BEI Dorong Investor Ritel
Investor-investor ritel seperti Jumi dan Nelson akan terus diupayakan agar jumlahnya meningkat. Sampai pertengahan September lalu, jumlah investor ritel telah melebihi 500.000, tepatnya 500.037 yang sudah terdaftar. Tahun lalu, jumlah investor ritel hanya 430 ribu. Berdasarkan data BEI, jumlah investor ritel yang telah melakukan transaksi di pasar modal Indonesia sebanyak 487.713 SID [single investor identification]. Sedangkan investor institusi yang telah melakukan transaksi sebanyak 12.324 SID.
Meskipun secara jumlah, investor ritel tampak lebih banyak, namun dari segi dana investasi, investor ritel masih kalah jauh. Nilai portofolio investor ritel rata-rata hanya ratusan juta rupiah, sementara investor institusi mengelola miliaran hingga triliunan.
Jika ditotal, dana investor institusi besarnya hampir 11 kali lipat nilai portofolio investor individu, atau sekitar 90-an persen dari total. Yang termasuk dalam investor institusi antara lain perusahaan asuransi, manajer investasi reksa dana, dana pensiun, holding company, dan hedge fund asing.
Beda kondisinya dengan di Cina. Di Negeri Tirai Bambu itu, pasar saham digerakkan oleh investor ritel. Laporan FIS Group menyatakan pada tahun 2015, sekitar 90 persen dana investasi di pasar saham Cina dimiliki oleh investor ritel.
Pada ulang tahunnya yang ke 39 Agustus lalu, BEI mengungkapkan akan terus berusaha meningkatkan jumlah investor ritel di Indonesia. Sosialisasi hingga ke mahasiswa pun dilakukan.

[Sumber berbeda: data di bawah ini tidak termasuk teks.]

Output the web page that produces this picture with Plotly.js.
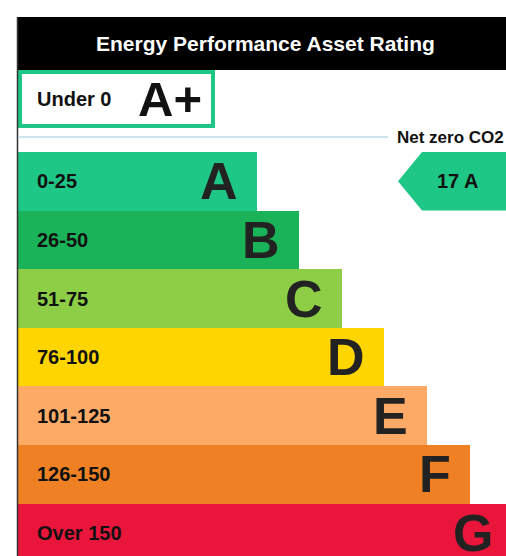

Tahun ini, BEI menargetkan adanya penambahan investor ritel sebanyak 200.000. Direktur Pengembangan BEI Nicky Hogan menyatakan penambahan investor ini penting guna mendongkrak pertumbuhan dan pengembangan pasar modal di Indonesia untuk masa-masa yang akan datang.
BEI berharap pasar saham mampu menjangkau seluruh kalangan sehingga meningkatkan basis investor ritel. Ini penting mengingat lebih dari 70 persen investor di pasar saham masih merupakan investor institusi. Artinya, kontribusi masyarakat dalam perkembangan pasar saham masih sangat rendah. Inilah yang kini sedang gencar disosialisasikan oleh otoritas bursa.